Idle Bloom
The dream of the ’90s is alive in Idle Bloom’s East Nashville rehearsal space. Once you descend a narrow staircase — hitting your head on a low-hanging ledge despite several warnings not to — you reach a basement that feels like a fort made by the kids in Stranger Things. If, that is, the kids in Stranger Things grew into teens in a punk rock band.
Old bedsheets and pieces of foam hang on the walls as soundproofing. A huge poster featuring Kurt Cobain is made shrine-like by a gaudy gold frame. A shelf holds various odds and ends, including guitar pedals, vintage-looking mannequin heads from frontwoman Olivia Scibelli’s cosmetology classes, and a Caboodle, one of the highly coveted candy-colored makeup organizers of yesteryear. Several strings of Christmas lights are wrapped around the beams of the low unfinished ceiling, casting a glow over old amps and various instruments.
“This is our favorite song to play live,” says bassist Katie Banyay before the band kicks into “Hive,” the first single from their debut full-length, Little Deaths. Like many of the songs on Little Deaths, “Hive” addresses the emotions that accompany loss, in this case betrayal. Scibelli sings, “Caught in a lie, watch what you say now / Freeing me up, lightening my heavy load,” while she and the band blast through a hook-filled pop song laced with fuzzy and soaring guitar riffs and harmonies that recall early Get Up Kids but deliver much more bite than that Kansas City band could ever muster.
Scibelli, Banyay, guitarist Gavin Schriver and drummer Weston Sparks are locked together like well-seasoned veterans. Even though Little Deaths is their debut, Idle Bloom has been around, and their name ought to be familiar to anyone paying even the slightest bit of attention to Nashville’s rock scene. They’ve shared the stage with Tacocat, La Luz, Turbo Fruits and Those Darlins since playing their first show on St. Patrick’s Day 2014, and we at the Scene declared them Nashville’s Best Band in last year’s Best of Nashville issue, thanks largely to their high-energy live performances.
Little Deaths, out Friday via local label Fraternity as Vanity, has been in the works for years — and finished since early 2016 — but it’s been only a few months since the Idle Bloom we know today found stability.

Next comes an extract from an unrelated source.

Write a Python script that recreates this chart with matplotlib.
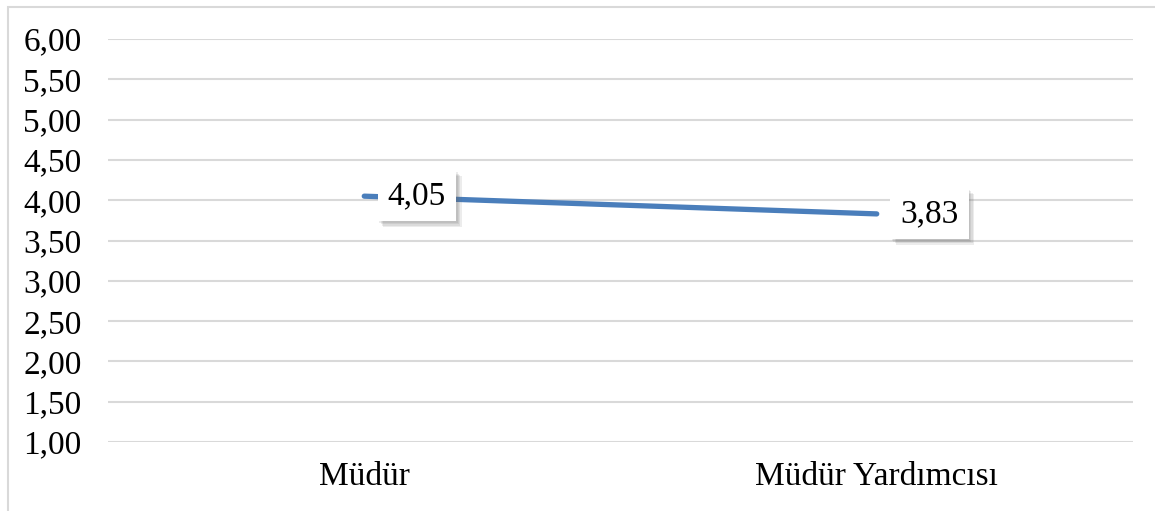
import numpy as np
import matplotlib.pyplot as plt
import matplotlib.patheffects as pe
from matplotlib.patches import Rectangle

categories = ["Müdür", "Müdür Yardımcısı"]
values = [4.05, 3.83]
value_labels = ["4,05", "3,83"]
y_ticks = [1.0, 1.5, 2.0, 2.5, 3.0, 3.5, 4.0, 4.5, 5.0, 5.5, 6.0]

plt.rcParams['font.family'] = ['Liberation Serif', 'DejaVu Serif']

fig = plt.figure(figsize=(11.55, 5.11), dpi=100)
ax = fig.add_axes([108 / 1155, 1 - 442 / 511, (1133 - 108) / 1155, (442 - 39) / 511])

# outer chart frame (only left and top visible in the reference)
fig.patches.append(Rectangle((8 / 1155, -0.1), 1.2, 1.1 - 7 / 511, transform=fig.transFigure,
                             fill=False, edgecolor='#D9D9D9', linewidth=1.5))

x = np.arange(len(categories))
ax.plot(x, values, color='#4A7EBB', linewidth=3.8, solid_capstyle='round', zorder=3)

# soft shadow: a few stacked offsets with low alpha
shadow = [pe.withSimplePatchShadow(offset=(d, -d), shadow_rgbFace='#666666', alpha=0.12)
          for d in (4, 3, 2, 1)]

for xi, v, lab in zip(x, values, value_labels):
    t = ax.annotate(lab, (xi, v), xytext=(17, 0), textcoords='offset points',
                    ha='left', va='center', fontsize=24, zorder=5,
                    bbox=dict(boxstyle='square,pad=0.3', facecolor='white', edgecolor='none'))
    t.get_bbox_patch().set_path_effects(shadow + [pe.Normal()])

ax.set_xlim(-0.5, 1.5)
ax.set_ylim(1, 6)
ax.set_yticks(y_ticks)
ax.set_yticklabels([f"{t:.2f}".replace('.', ',') for t in y_ticks], fontsize=24)
ax.set_xticks(x)
ax.set_xticklabels(categories, fontsize=24)
ax.tick_params(axis='y', length=0, pad=19)
ax.tick_params(axis='x', length=0, pad=14)
ax.grid(axis='y', color='#D9D9D9', linewidth=1.5)
ax.set_axisbelow(True)
for s in ax.spines.values():
    s.set_visible(False)

fig.savefig('out.png', dpi=100)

“The EP was supposed to be the record, but it didn’t work out that way,” says Scibelli. “It was ambitious to do a full-length, and the timing ended up being bad. We just couldn’t get it the way we wanted it, so we had to make a choice.”
“I think that was a good thing, though,” Banyay adds. “We ended up being able to take a step back, re-listen to songs and rework the ones that we had recorded and didn’t put on the EP. Some of the songs that are on the record are, at this point, almost three years old.”
Once the album was done, the band also paused to make a lineup change last summer. “Singing was really important to me,” Scibelli says of replacing former guitarist Callan Dwan with Schriver. “I love when [Banyay, Schriver and I] sing together. And I love harmonies. I freaking love harmonies.”
Those hiccups played into the vibe of Little Deaths, which Scibelli says is very much about “change through rebirth.” But easing the weight of those heavy vibes is another common theme — a love of both ’90s music and pop music.
Opening track “Seeker” sounds like a psychedelic ode to The Breeders, while “Goner” waves the Sleater-Kinney flag. “Lost Cause” starts with a heavy, fuzzy guitar riff that, were that poster in Idle Bloom’s rehearsal space to come to life, might just make Cobain smile. There are nods to the chilling harmonies of Luscious Jackson and the shimmering guitar work of Dinosaur Jr. — the band smiles and nods as I list comparisons that sound like a 1994 college-rock radio playlist.
“Olivia and I recently were trying to figure out, like, what it is,” says Banyay. “People always say the ’90s. It’s not like we’re intentionally doing it, but I think that’s a point ... where rock music, mainstream-wise, kind of peaked.” She also cites Sonic Youth and The Lemonheads as influences. “After that, [rock] turned into …”
“Nickelback,” Schriver says with a laugh.
The band argues that there’s more than familiar grunge pop beneath the surface of their work.
“Weston’s drumming is so unique — it’s not just straight-ahead rock drumming,” Scibelli says. “It’s playful at times and has really great rhythms and different shining moments.”
Sparks doesn’t deny it. “I’ve always said I think the first influence, musically, that still sticks with me is early-’90s U.K. breakbeats and shit. Like, early techno from England. I don’t listen to that music at all now. I think rhythmically it imprinted something.”
“We like music, and we write songs a lot together,” Scibelli adds. “Maybe that’s why the record seems all over the place, ’cause each song is like a weird little adventure. We’re always like, ‘What can we do with this?’ ”
“We’re all definitely music nerds,” says Schriver. “I think that’s one of the most bonding things between all four of us — we’re all total geeks.”